== The input ==
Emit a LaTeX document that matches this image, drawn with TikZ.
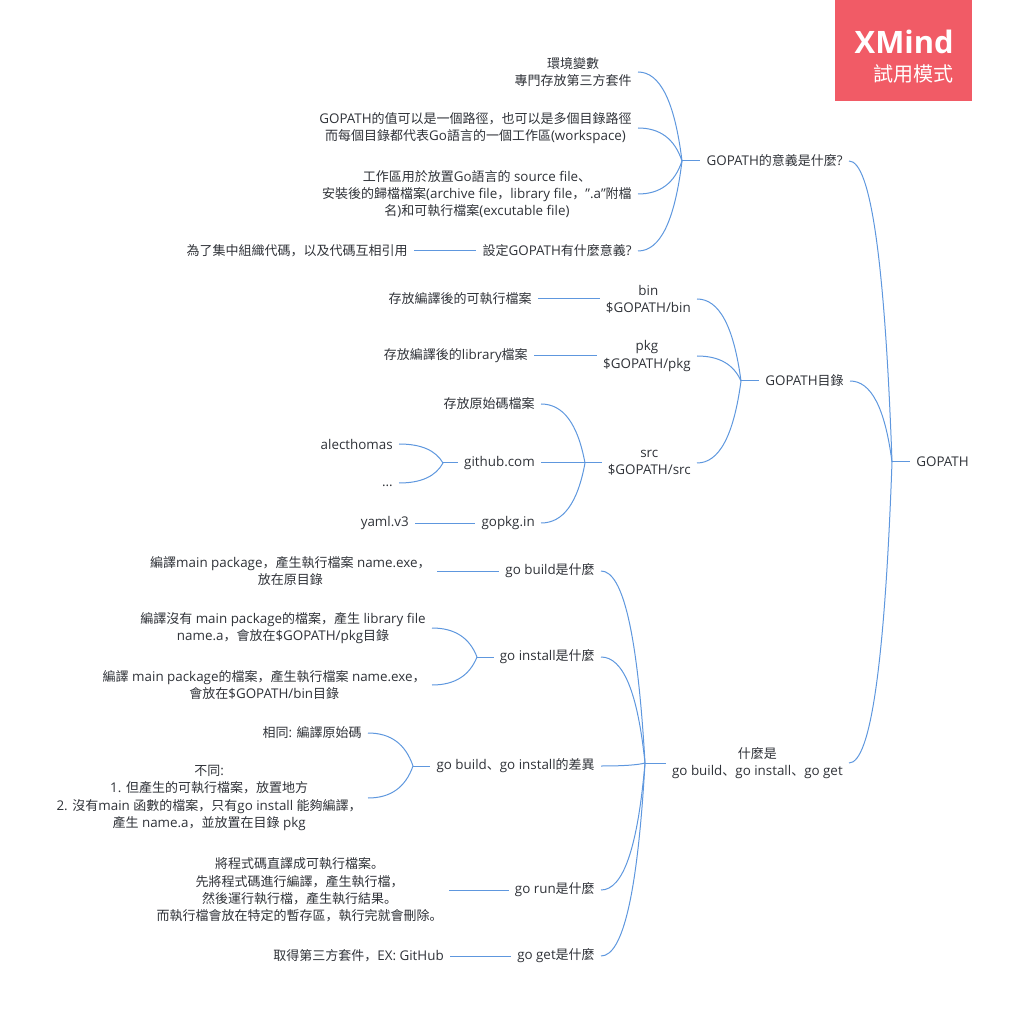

--

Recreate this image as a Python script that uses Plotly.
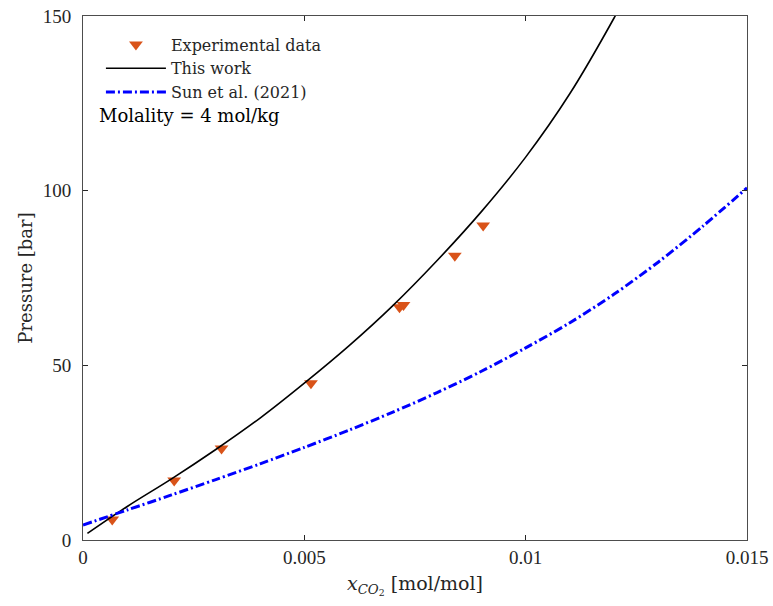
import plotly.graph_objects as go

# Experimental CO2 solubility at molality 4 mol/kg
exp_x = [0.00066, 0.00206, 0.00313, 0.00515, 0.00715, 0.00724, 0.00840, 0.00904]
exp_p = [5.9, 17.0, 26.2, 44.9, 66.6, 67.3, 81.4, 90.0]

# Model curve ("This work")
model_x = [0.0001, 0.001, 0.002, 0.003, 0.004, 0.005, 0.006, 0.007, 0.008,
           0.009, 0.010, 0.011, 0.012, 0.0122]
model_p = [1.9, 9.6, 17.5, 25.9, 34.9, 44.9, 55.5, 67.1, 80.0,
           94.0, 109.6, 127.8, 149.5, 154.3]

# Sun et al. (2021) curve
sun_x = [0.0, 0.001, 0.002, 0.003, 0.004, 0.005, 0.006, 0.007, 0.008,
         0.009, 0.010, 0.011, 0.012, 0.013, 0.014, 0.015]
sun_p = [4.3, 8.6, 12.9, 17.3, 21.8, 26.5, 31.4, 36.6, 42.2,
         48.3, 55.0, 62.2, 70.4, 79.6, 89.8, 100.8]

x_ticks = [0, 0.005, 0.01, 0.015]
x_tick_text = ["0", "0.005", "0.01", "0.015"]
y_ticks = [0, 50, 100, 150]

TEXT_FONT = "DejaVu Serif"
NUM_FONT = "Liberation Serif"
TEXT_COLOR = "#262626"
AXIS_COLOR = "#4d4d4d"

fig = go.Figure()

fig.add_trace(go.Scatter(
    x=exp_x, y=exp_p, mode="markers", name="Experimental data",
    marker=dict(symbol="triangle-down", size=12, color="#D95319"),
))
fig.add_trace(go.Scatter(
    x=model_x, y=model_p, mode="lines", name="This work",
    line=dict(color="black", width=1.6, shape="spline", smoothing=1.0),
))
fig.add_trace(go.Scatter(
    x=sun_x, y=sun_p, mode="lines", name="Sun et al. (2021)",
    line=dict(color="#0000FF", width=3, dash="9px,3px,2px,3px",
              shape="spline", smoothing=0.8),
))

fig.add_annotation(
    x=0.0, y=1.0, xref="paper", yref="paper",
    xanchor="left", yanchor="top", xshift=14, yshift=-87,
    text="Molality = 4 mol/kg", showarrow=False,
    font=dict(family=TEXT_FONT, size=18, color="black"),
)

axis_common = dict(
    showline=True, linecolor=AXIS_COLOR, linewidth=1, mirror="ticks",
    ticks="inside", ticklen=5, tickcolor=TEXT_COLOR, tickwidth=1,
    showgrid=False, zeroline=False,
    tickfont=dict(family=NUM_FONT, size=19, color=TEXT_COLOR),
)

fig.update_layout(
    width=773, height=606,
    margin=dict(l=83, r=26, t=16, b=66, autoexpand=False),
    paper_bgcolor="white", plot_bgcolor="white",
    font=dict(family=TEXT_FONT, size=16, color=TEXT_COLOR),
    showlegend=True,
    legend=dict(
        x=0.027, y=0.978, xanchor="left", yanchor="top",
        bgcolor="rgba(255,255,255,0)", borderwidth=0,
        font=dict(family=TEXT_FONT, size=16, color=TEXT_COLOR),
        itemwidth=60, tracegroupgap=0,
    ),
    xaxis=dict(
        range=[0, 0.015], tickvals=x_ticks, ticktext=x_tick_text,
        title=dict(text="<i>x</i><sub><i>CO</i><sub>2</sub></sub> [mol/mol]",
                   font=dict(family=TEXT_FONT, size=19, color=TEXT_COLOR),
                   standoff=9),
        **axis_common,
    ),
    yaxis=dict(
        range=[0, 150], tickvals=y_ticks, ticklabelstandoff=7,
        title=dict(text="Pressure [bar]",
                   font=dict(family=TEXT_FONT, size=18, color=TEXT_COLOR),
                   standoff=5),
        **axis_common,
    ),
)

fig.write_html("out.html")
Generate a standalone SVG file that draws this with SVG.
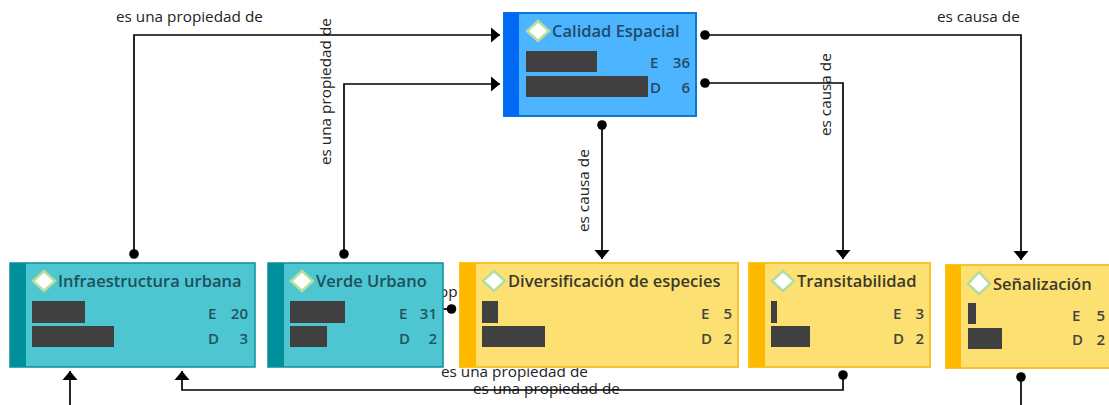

== Your instructions ==
How many of these lines contain "that"? Write only the number.

== Response to the task ==
3